Oldboy and Hypermasculinity

One thing that really struck me about Oldboy as being hypermasculine was the way in which it granted male characters with multiple sources of sexual power. Though we commonly associate male sexuality with the penis, in Oldboy the tongue takes on a distinctly male sexual connotation. Woo-jin tells Oh Dae-su something to the effect that it was "Oh Dae-su's tongue and not Woo-jin's dick" that impregnated his sister. In this sense, when Dae-su cuts off his own tongue as an act of submission and repentance, he effectively castrates himself. This link between the penis and the tongue seems to grant males with greater sources of power - both sexual and non-sexual - with which to act upon the female. It is then easier for the male to render the female a victim.

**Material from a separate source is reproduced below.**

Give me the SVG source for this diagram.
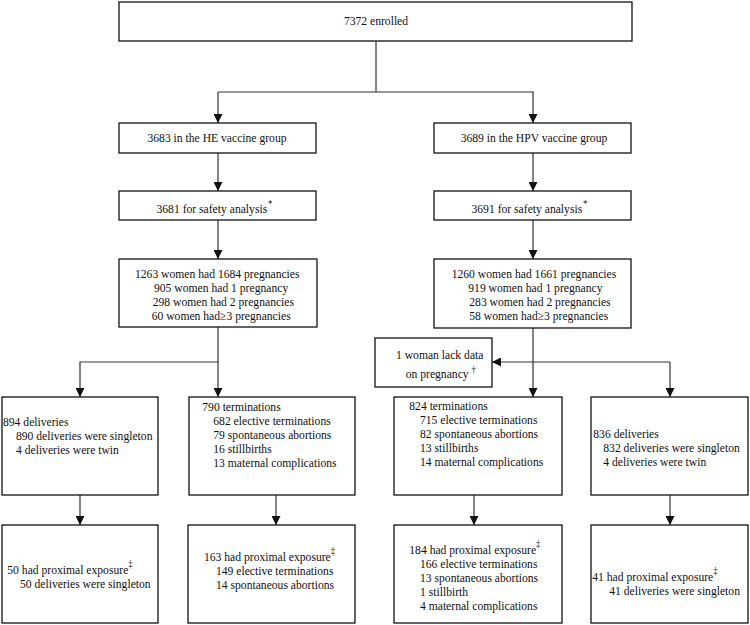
<svg xmlns="http://www.w3.org/2000/svg" width="750" height="625" viewBox="0 0 750 625">
<defs>
<style>
.box{fill:#fff;stroke:#111;stroke-width:1.3}
.ln{fill:none;stroke:#333;stroke-width:1.2}
text{font-family:"Liberation Serif","Times New Roman","DejaVu Serif",serif;font-size:12.5px;fill:#111}
.c{text-anchor:middle}
.sup{font-size:9.5px}
</style>
<marker id="ah" viewBox="0 0 10 10" refX="10" refY="5" markerWidth="9" markerHeight="9" markerUnits="userSpaceOnUse" orient="auto">
<path d="M0,0 L10,5 L0,10 Z" fill="#111"/>
</marker>
</defs>
<rect width="750" height="625" fill="#fff"/>
<g id="connectors">
<path class="ln" d="M376,41 V92 M218,92 H534"/>
<path class="ln" d="M218,92 V123" marker-end="url(#ah)"/>
<path class="ln" d="M533,92 V123" marker-end="url(#ah)"/>
<path class="ln" d="M218,153 V191" marker-end="url(#ah)"/>
<path class="ln" d="M533,153 V191" marker-end="url(#ah)"/>
<path class="ln" d="M218,220 V259" marker-end="url(#ah)"/>
<path class="ln" d="M533,220 V259" marker-end="url(#ah)"/>
<path class="ln" d="M218,327 V362 H80 V397" marker-end="url(#ah)"/>
<path class="ln" d="M218,362 V397" marker-end="url(#ah)"/>
<path class="ln" d="M533,328 V397" marker-end="url(#ah)"/>
<path class="ln" d="M670,362 H492" marker-end="url(#ah)"/>
<path class="ln" d="M670,362 V397" marker-end="url(#ah)"/>
<path class="ln" d="M80,495 V525" marker-end="url(#ah)"/>
<path class="ln" d="M276,495 V525" marker-end="url(#ah)"/>
<path class="ln" d="M474,495 V525" marker-end="url(#ah)"/>
<path class="ln" d="M670,495 V525" marker-end="url(#ah)"/>
</g>
<g id="enrolled">
<rect class="box" x="119" y="2" width="513" height="39"/>
<text class="c" transform="scale(0.93,1)" x="404.3" y="25.5">7372 enrolled</text>
</g>
<g id="he-group">
<rect class="box" x="119" y="123" width="197" height="30"/>
<text class="c" transform="scale(0.93,1)" x="233.33" y="142.5">3683 in the HE vaccine group</text>
</g>
<g id="hpv-group">
<rect class="box" x="434" y="123" width="197" height="30"/>
<text class="c" transform="scale(0.93,1)" x="574.19" y="142.5">3689 in the HPV vaccine group</text>
</g>
<g id="he-safety">
<rect class="box" x="119" y="191" width="197" height="29"/>
<text transform="scale(0.93,1)" x="168.28" y="213.5">3681 for safety analysis<tspan class="sup" dx="1" dy="-6">*</tspan></text>
</g>
<g id="hpv-safety">
<rect class="box" x="434" y="191" width="197" height="29"/>
<text transform="scale(0.93,1)" x="506.99" y="213.5">3691 for safety analysis<tspan class="sup" dx="1" dy="-6">*</tspan></text>
</g>
<g id="he-pregnancies">
<rect class="box" x="119" y="259" width="198" height="68"/>
<g transform="scale(0.93,1)">
<text x="145.16" y="278.5">1263 women had 1684 pregnancies</text>
<text x="165.59" y="292.5">905 women had 1 pregnancy</text>
<text x="164.19" y="306.5">298 women had 2 pregnancies</text>
<text x="163.12" y="320.5">60 women had≥3 pregnancies</text>
</g>
</g>
<g id="hpv-pregnancies">
<rect class="box" x="434" y="259" width="197" height="69"/>
<g transform="scale(0.93,1)">
<text x="485.7" y="278.5">1260 women had 1661 pregnancies</text>
<text x="503.55" y="292.5">919 women had 1 pregnancy</text>
<text x="504.62" y="306.5">283 women had 2 pregnancies</text>
<text x="504.62" y="320.5">58 women had≥3 pregnancies</text>
</g>
</g>
<g id="lack-data">
<rect class="box" x="375" y="338" width="117" height="49"/>
<g transform="scale(0.93,1)">
<text x="425.81" y="359.5">1 woman lack data</text>
<text x="436.24" y="378.5">on pregnancy <tspan class="sup" dy="-5">†</tspan></text>
</g>
</g>
<g id="he-deliveries">
<rect class="box" x="2" y="397" width="156" height="98"/>
<g transform="scale(0.93,1)">
<text x="3.23" y="426">894 deliveries</text>
<text x="17.2" y="440.5">890 deliveries were singleton</text>
<text x="17.2" y="454.5">4 deliveries were twin</text>
</g>
</g>
<g id="he-terminations">
<rect class="box" x="189" y="397" width="166" height="98"/>
<g transform="scale(0.93,1)">
<text x="217.53" y="411">790 terminations</text>
<text x="229.35" y="425">682 elective terminations</text>
<text x="229.35" y="439">79 spontaneous abortions</text>
<text x="229.35" y="453">16 stillbirths</text>
<text x="229.35" y="467">13 maternal complications</text>
</g>
</g>
<g id="hpv-terminations">
<rect class="box" x="394" y="397" width="168" height="98"/>
<g transform="scale(0.93,1)">
<text x="440.11" y="410">824 terminations</text>
<text x="451.61" y="424">715 elective terminations</text>
<text x="451.61" y="438">82 spontaneous abortions</text>
<text x="451.61" y="452">13 stillbirths</text>
<text x="451.61" y="466">14 maternal complications</text>
</g>
</g>
<g id="hpv-deliveries">
<rect class="box" x="591" y="397" width="157" height="98"/>
<g transform="scale(0.93,1)">
<text x="637.96" y="438">836 deliveries</text>
<text x="648.71" y="452">832 deliveries were singleton</text>
<text x="648.71" y="466">4 deliveries were twin</text>
</g>
</g>
<g id="he-deliveries-exposure">
<rect class="box" x="2" y="525" width="156" height="98"/>
<g transform="scale(0.93,1)">
<text x="7.85" y="574.5">50 had proximal exposure<tspan class="sup" dy="-7">‡</tspan></text>
<text x="21.51" y="588.5">50 deliveries were singleton</text>
</g>
</g>
<g id="he-terminations-exposure">
<rect class="box" x="188" y="525" width="167" height="98"/>
<g transform="scale(0.93,1)">
<text x="219.35" y="561">163 had proximal exposure<tspan class="sup" dy="-7">‡</tspan></text>
<text x="232.26" y="575">149 elective terminations</text>
<text x="232.26" y="589">14 spontaneous abortions</text>
</g>
</g>
<g id="hpv-terminations-exposure">
<rect class="box" x="394" y="525" width="168" height="98"/>
<g transform="scale(0.93,1)">
<text x="440.11" y="554">184 had proximal exposure<tspan class="sup" dy="-7">‡</tspan></text>
<text x="451.61" y="568">166 elective terminations</text>
<text x="451.61" y="582">13 spontaneous abortions</text>
<text x="451.61" y="596">1 stillbirth</text>
<text x="451.61" y="610">4 maternal complications</text>
</g>
</g>
<g id="hpv-deliveries-exposure">
<rect class="box" x="591" y="525" width="157" height="98"/>
<g transform="scale(0.93,1)">
<text x="636.88" y="581.5">41 had proximal exposure<tspan class="sup" dy="-7">‡</tspan></text>
<text x="655.16" y="595.5">41 deliveries were singleton</text>
</g>
</g>
</svg>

In Joyrich's article, I had difficulty grasping this relation between consumerism and femininity. She distinguishes between the role of a producer and the role of a consumer, identifying the former as typically male and the latter as typically female. While I understand that television is more consumer-based than cinema - given commercials and the lack of commitment to a linear narrative - I had a hard time grasping cinema as something other than a product to be consumed. While Third Cinema is a clear exception, isn't classic Hollywood cinema produced primarily for the sake of consumption? Isn't commercial success a huge factor with film production and distribution? To me, it seems very complicated and ironic that the consumption of a classic Hollywood film depends upon that film's ability to appear masculine, to provide the male spectator with a male character, with whom to identify, and a female character to be an object? This seems somewhat contradictory.